It’s pretty much raining Yamaha TZ750s this week, with no less than three of these valuable and iconic racers available for sale, of the 600 or so that were built throughout production. It’s a bit older than the bikes we normally feature here on the site, but I think we can make an exception in this case. If you’re not familiar, the TZ750 was Yamaha’s two-stroke roadracing machine that was dominant in AMA racing during the 1970s.
Early bikes put out around 90hp but that jumped to 140 by the time 1977 had rolled around. That may not sound like much by today’s standards, but combined with the bike’s light 345lb weight and the primitive frame, suspension, and tire technology of the time, it was a true test of a rider’s skill to keep the beast pointed in a straight line, to say nothing of the curves…
The first bikes actually displaced 700cc and were reportedly built up from a pair of Yamaha’s racing 350s, a rumor borne out by the fact that some of the early TZ700s appear to have “347” stamped into the cases. But the later machines that debuted in 1975 shared no parts at all with the parallel twins. Apparently based around a bored-out 500cc Grand Prix engine, the TZ750 eventually moved from a twin-shock to a monoshock rear suspension for vastly improved handling. In any case, they were the bikes to beat throughout the 1970s, with both power and reliability. They just needed brave and skilled riders able to exploit them.
From the original eBay listing: 1977 Yamaha TZ750 for Sale
This is the 1977 Vesco/Romero/Busch Beer TZ750. Lots of history.
The engine cases in the bike now are an early spare. The original cases have just had a repair to the shift fork rod support boss and are ready to go back in the bike.
The original engine was also used as the rear engine in the Vesco land speed record streamliner.
Bike is sold as is and with Bill of Sale.
Some spares will also be included in the sale.

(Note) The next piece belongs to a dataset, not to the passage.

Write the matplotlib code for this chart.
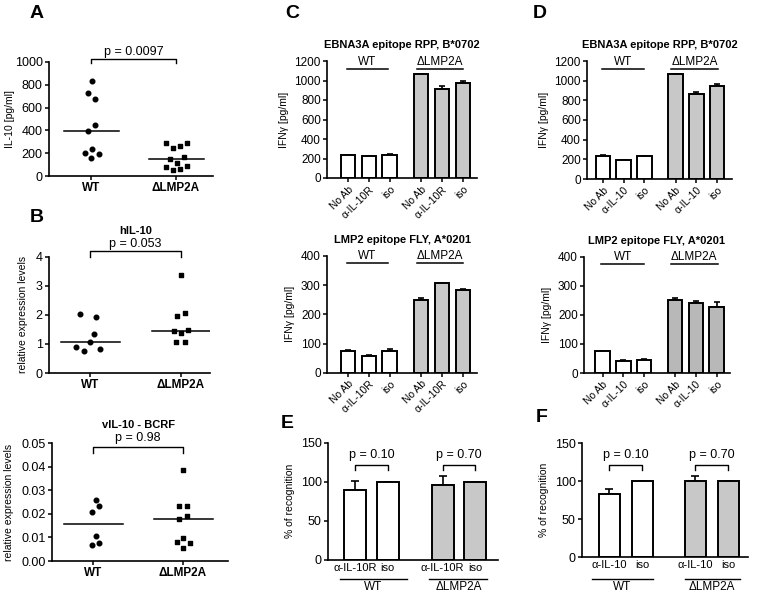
import matplotlib
matplotlib.use("Agg")
import matplotlib.pyplot as plt
import numpy as np

plt.rcParams["font.family"] = ["Liberation Sans", "DejaVu Sans"]

W, H = 757, 595
GRAY = "#c8c8c8"

# --- panel A: IL-10 secretion ---
a_wt = [830, 725, 675, 450, 395, 240, 205, 195, 155]
a_wt_jit = [0.01, -0.04, 0.05, 0.05, -0.04, 0.01, -0.07, 0.09, 0.0]
a_ko = [290, 243, 264, 293, 152, 170, 117, 79, 88, 56, 59]
a_ko_jit = [-0.12, -0.04, 0.05, 0.13, -0.07, 0.09, 0.01, -0.12, 0.13, -0.04, 0.05]
a_med = [395, 152]

# --- panel B: hIL-10 ---
b_wt = [2.03, 1.92, 1.35, 1.05, 0.88, 0.82, 0.74]
b_wt_jit = [-0.11, 0.07, 0.04, 0.0, -0.15, 0.11, -0.07]
b_ko = [3.38, 2.08, 1.96, 1.45, 1.37, 1.48, 1.07, 1.07]
b_ko_jit = [0.0, 0.04, -0.04, -0.08, 0.0, 0.08, -0.05, 0.04]
b_med = [1.07, 1.46]

# --- panel B (lower): vIL-10 ---
v_wt = [0.0258, 0.0233, 0.0208, 0.0108, 0.0078, 0.0067]
v_wt_jit = [0.03, 0.07, -0.01, 0.03, 0.07, -0.01]
v_ko = [0.0385, 0.0234, 0.0231, 0.0191, 0.0176, 0.0099, 0.0082, 0.0078, 0.0055]
v_ko_jit = [0.0, -0.04, 0.04, 0.04, -0.04, 0.0, -0.07, 0.08, 0.0]
v_med = [0.0157, 0.0176]

# --- panels C / D: IFNg bars ---
bar_labels_c = ["No Ab", "α-IL-10R", "iso"] * 2
bar_labels_d = ["No Ab", "α-IL-10", "iso"] * 2
c_top = [236, 222, 232, 1063, 915, 974]
c_top_err = [4, 3, 10, 8, 30, 25]
c_bot = [74, 57, 75, 249, 306, 282]
c_bot_err = [4, 2, 7, 6, 2, 5]
d_top = [236, 190, 230, 1064, 860, 945]
d_top_err = [4, 3, 5, 8, 25, 20]
d_bot = [74, 41, 45, 252, 240, 227]
d_bot_err = [3, 5, 2, 5, 9, 16]

# --- panels E / F: % of recognition ---
e_labels = ["α-IL-10R", "iso", "α-IL-10R", "iso"]
f_labels = ["α-IL-10", "iso", "α-IL-10", "iso"]
e_vals = [89.5, 100, 95.5, 100]
e_err = [11, 0, 12.5, 0]
f_vals = [83, 100, 100, 100]
f_err = [6, 0, 7, 0]


def ax_px(fig, l, t, r, b):
    return fig.add_axes([l / W, 1 - b / H, (r - l) / W, (b - t) / H])


def style(ax, fs=8.5):
    for s in ["top", "right"]:
        ax.spines[s].set_visible(False)
    for s in ["left", "bottom"]:
        ax.spines[s].set_linewidth(1.2)
    ax.tick_params(direction="out", length=3, width=1.1, labelsize=fs, pad=1.5)


def scatter_panel(ax, wt, wtj, ko, koj, med, ylim, yticks, xlim, ylabel, label_x, fmt=None):
    style(ax, fs=9)
    ax.scatter(1 + np.array(wtj), wt, s=11, color="black", marker="o", zorder=3, clip_on=False)
    ax.scatter(2 + np.array(koj), ko, s=12, color="black", marker="s", zorder=3, clip_on=False)
    for x, m in zip([1, 2], med):
        ax.plot([x - 0.32, x + 0.33], [m, m], color="black", lw=1.1)
    ax.set_xlim(*xlim)
    ax.set_ylim(*ylim)
    ax.set_yticks(yticks)
    if fmt:
        ax.set_yticklabels([fmt.format(v) for v in yticks])
    ax.set_xticks([1, 2])
    ax.set_xticklabels(["WT", "ΔLMP2A"], fontweight="bold", fontsize=8.5)
    ax.set_ylabel(ylabel, fontsize=7.5)
    ax.yaxis.set_label_coords(label_x, 0.5)


def bracket(ax, x1, x2, ytop, ybot, text, ytext, fs=8.5):
    ax.plot([x1, x1, x2, x2], [ybot, ytop, ytop, ybot], color="black", lw=1.0, clip_on=False)
    ax.text((x1 + x2) / 2, ytext, text, ha="center", va="center", fontsize=fs)


fig = plt.figure(figsize=(W / 100, H / 100), dpi=100)

# A
ax = ax_px(fig, 49, 62, 213, 176)
scatter_panel(ax, a_wt, a_wt_jit, a_ko, a_ko_jit, a_med, (0, 1000),
              [0, 200, 400, 600, 800, 1000], (0.506, 2.435), "IL-10 [pg/ml]", -0.21)
bracket(ax, 1, 2, 1024, 990, "p = 0.0097", 1090, fs=9)

# B
ax = ax_px(fig, 49, 256.7, 210, 373)
scatter_panel(ax, b_wt, b_wt_jit, b_ko, b_ko_jit, b_med, (0, 4),
              [0, 1, 2, 3, 4], (0.55, 2.32), "relative expression levels", -0.13)
bracket(ax, 1, 2, 4.2, 4.0, "p = 0.053", 4.42, fs=9)
ax.text(1.5, 4.9, "hIL-10", ha="center", va="center", fontsize=8, fontweight="bold")

# B lower
ax = ax_px(fig, 52, 443, 228, 561)
scatter_panel(ax, v_wt, v_wt_jit, v_ko, v_ko_jit, v_med, (0, 0.05),
              [0, 0.01, 0.02, 0.03, 0.04, 0.05], (0.544, 2.5),
              "relative expression levels", -0.215, fmt="{:.2f}")
bracket(ax, 1, 2, 0.0484, 0.0458, "p = 0.98", 0.0521, fs=9)
ax.text(1.5, 0.0577, "vIL-10 - BCRF", ha="center", va="center", fontsize=8, fontweight="bold")

# C / D bars
pos6 = np.array([0, 1, 2, 3.5, 4.5, 5.5])


def ifn_panel(ax, vals, errs, labels, ylim, yticks, xlim, title, wt_txt_y, wt_line_y,
              wt_span, ko_span, gray=GRAY):
    style(ax, fs=8.5)
    cols = ["white"] * 3 + [gray] * 3
    ax.bar(pos6, vals, width=0.7, color=cols, edgecolor="black", linewidth=1.4, zorder=2)
    ax.errorbar(pos6, vals, yerr=[np.zeros(6), errs], fmt="none", ecolor="black",
                elinewidth=1.2, capsize=2.5, capthick=1.2, zorder=1)
    ax.set_xlim(*xlim)
    ax.set_ylim(*ylim)
    ax.set_yticks(yticks)
    ax.set_xticks(pos6)
    ax.set_xticklabels(labels, rotation=45, ha="right", va="top", rotation_mode="anchor",
                       fontsize=7.5)
    ax.set_ylabel("IFNγ [pg/ml]", fontsize=7.5, labelpad=4)
    ax.set_title(title, fontsize=8, fontweight="bold", pad=9)
    for (x1, x2), t in zip([wt_span, ko_span], ["WT", "ΔLMP2A"]):
        ax.plot([x1, x2], [wt_line_y, wt_line_y], color="black", lw=1.1, clip_on=False)
        ax.text((x1 + x2) / 2, wt_txt_y, t, ha="center", va="bottom", fontsize=8.5)


ax = ax_px(fig, 327, 61, 477, 178)
ifn_panel(ax, c_top, c_top_err, bar_labels_c, (0, 1200), [0, 200, 400, 600, 800, 1000, 1200],
          (-1.0, 6.17), "EBNA3A epitope RPP, B*0702", 1128, 1118, (-0.05, 1.91), (3.3, 5.5))
ax = ax_px(fig, 327, 256, 477, 372.7)
ifn_panel(ax, c_bot, c_bot_err, bar_labels_c, (0, 400), [0, 100, 200, 300, 400],
          (-1.0, 6.17), "LMP2 epitope FLY, A*0201", 379, 376, (-0.05, 1.91), (3.3, 5.5))
ax = ax_px(fig, 587, 61, 732, 179)
ifn_panel(ax, d_top, d_top_err, bar_labels_d, (0, 1200), [0, 200, 400, 600, 800, 1000, 1200],
          (-0.77, 6.22), "EBNA3A epitope RPP, B*0702", 1130, 1120, (-0.07, 2.0), (3.3, 5.55))
ax = ax_px(fig, 584, 256.7, 730, 373)
ifn_panel(ax, d_bot, d_bot_err, bar_labels_d, (0, 400), [0, 100, 200, 300, 400],
          (-0.9, 6.15), "LMP2 epitope FLY, A*0201", 378, 375, (-0.07, 2.0), (3.3, 5.55),
          gray="#b8b8b8")


# E / F
def rec_panel(ax, pos, vals, errs, labels, xlim, width, line_y, txt_y, wt_span, ko_span,
              ptop, pbot, ptxt):
    style(ax, fs=9)
    cols = ["white", "white", GRAY, GRAY]
    ax.bar(pos, vals, width=width, color=cols, edgecolor="black", linewidth=1.4, zorder=2)
    ax.errorbar(pos, vals, yerr=[np.zeros(4), errs], fmt="none", ecolor="black",
                elinewidth=1.2, capsize=3, capthick=1.2, zorder=1)
    ax.set_xlim(*xlim)
    ax.set_ylim(0, 150)
    ax.set_yticks([0, 50, 100, 150])
    ax.set_xticks(pos)
    ax.set_xticklabels(labels, fontsize=8)
    ax.tick_params(axis="x", length=0, pad=2)
    ax.set_ylabel("% of recognition", fontsize=7.5, labelpad=4)
    tr = ax.get_xaxis_transform()
    for (x1, x2), t in zip([wt_span, ko_span], ["WT", "ΔLMP2A"]):
        ax.plot([x1, x2], [line_y, line_y], color="black", lw=1.0, transform=tr, clip_on=False)
        ax.text((x1 + x2) / 2, txt_y, t, ha="center", va="center", fontsize=8.5, transform=tr)
    bracket(ax, pos[0], pos[1], ptop, pbot, "p = 0.10", ptxt, fs=9)
    bracket(ax, pos[2], pos[3], ptop, pbot, "p = 0.70", ptxt, fs=9)


ax = ax_px(fig, 328, 442.7, 498, 560)
rec_panel(ax, np.array([0, 1, 2.7, 3.7]), e_vals, e_err, e_labels, (-0.85, 4.41), 0.68,
          -0.162, -0.23, (-0.48, 1.58), (2.29, 4.08), 121.5, 115, 134)
ax = ax_px(fig, 582, 443, 748, 557)
rec_panel(ax, np.array([0, 1, 2.6, 3.6]), f_vals, f_err, f_labels, (-0.83, 4.2), 0.64,
          -0.19, -0.263, (-0.54, 1.32), (2.29, 3.95), 121, 114.5, 134)

# panel letters
for letter, x, y in [("A", 37, 13), ("B", 37, 217), ("C", 292, 13), ("D", 540, 13),
                     ("E", 287, 423), ("F", 542, 417)]:
    fig.text(x / W, 1 - y / H, letter, fontsize=14, fontweight="bold", ha="center", va="center")

fig.savefig("out.png", dpi=100)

With a Buy It Now price of $95,000 I’d hope that “all the spares” would be included in the sale. Or that the seller would include a few more details regarding exactly what spares: when you’re trying to keep a forty year old racing machine running, every bit helps. That’s obviously a lot to pay for any motorcycle, but I’ve no doubt this thing is worth some serious cash, given its rarity and racing history.